Following the rise of dissenting historians that decried the unfair treatment of the East, which culminated in Edward Said’s Orientalism (1979), the last three decades have ushered in more understanding among Western historians about the need to reconsider the way world history is written.
Eminent anthropologist Jack Goody is one of the mavericks who has crossed over the mainstream intellectual creed that conceives the human past as something intrinsic to Western civilization. The Theft of History is his latest worthwhile attempt to confront the Eurocentric mindset, which has bleached Western historiographical discourse for over two centuries.
The book strives to show how European historians have underplayed non-Western history and have imposed their exclusively European historical agenda, which debauched our comprehension of the world outside of the West. Worse, their Eurocentric approach is still steering the prevailing conceptions of the Western-self versus the Eastern-other.
Goody thinks that it is time to link Eurasia to the rest of the world in an attempt to redirect discussion of world history. This way, he promises, we will comprehend societal development in a broader frame, as interactive and evolutionary in a social sense rather than in terms of an ideologically determined sequencing of purely European events.
The Theft of History begins its three-part analysis with a socio-cultural genealogy, a study of how European historians reconstructed the concepts of time and space. Here, it navigates a progression from antiquity to capitalism through feudalism, and criticizes the spatial segregation of the East by western intellectuals, seeing it as essentially despotic, and backward.
Goody revisits the scholarly perspectives of Joseph Needham, Norbert Elias, and Fernand Braudel, which Goody thinks are no different than those of lesser influence. Needham made known the extraordinary contribution of China to science, Elias rediscovered the European Renaissance as the root of the modern civilizing process, and Braudel interpreted the rise of capitalism in the Mediterranean basin.
However, the criticisms of their select perspectives give Goody enough reason to suggest that even those distinguished historians, who are apparently against Eurocenticism, have robbed history of its actuality.
The Theft of History explores the development of institutions such as universities, and of values such as democracy and love. It is arguably the most interesting part of the book as Goody narrows down his main thesis. Goody concludes by asserting that the interaction between the West and the East had been more profound, with the exchange of ideas more frequent, and their modes of living much more alike than we consider them today.

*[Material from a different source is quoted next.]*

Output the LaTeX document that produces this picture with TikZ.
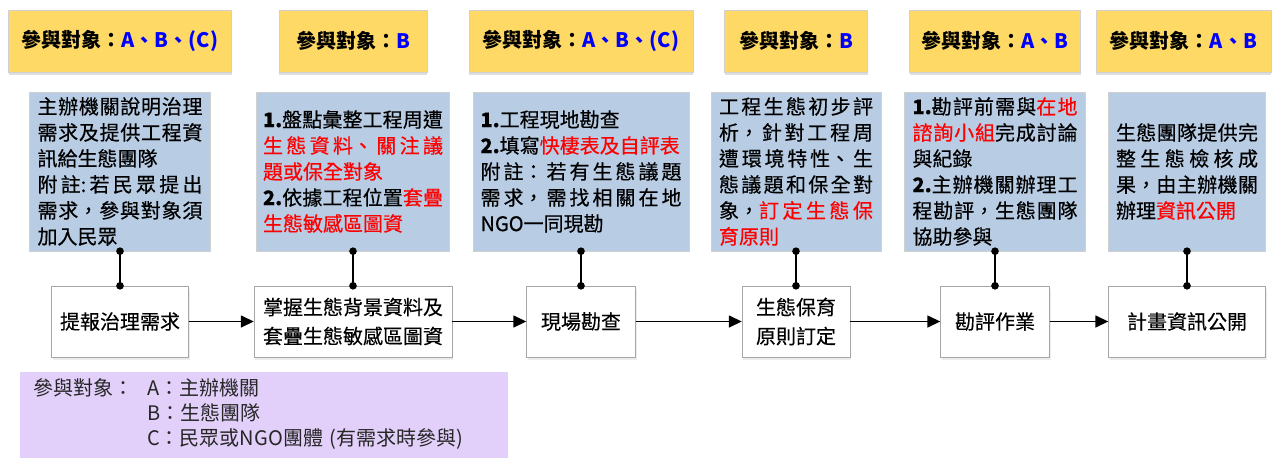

Goody’s interpretation of Western historiography has much strength and few weaknesses. It powerfully detects the continuity in Western prejudicial perception that dates from antiquity. Goody finds consultative processes in the Asian systems of governence- and certainly not a strictly autocratic rule.
However, his analysis also seems somewhat cursory: he applies the theories of others like Confucius to refute the Eurocentric lines of argument on Asiatic exceptionalism, but he fails to show whether these theories were actually applied and functioned as they were written.
Another curious line of reasoning came from the Ottoman textile industry and Chinese ceramics industry growing to such an extent that he suggests that they were illustrative of significant entrepreneurial skills in the East, which implies that mercantile economy and capitalism did not originate simply from Europe.
The reader wonders, amidst all the complexity of historiography Goody has added to the cauldron, how, then, did the West happen to dictate the global economic discourse? The Theft of History will leave this question unanswered, for it deals with the processes and not the outcomes.
Emrah Sahin is a PhD Candidate in History at McGill University.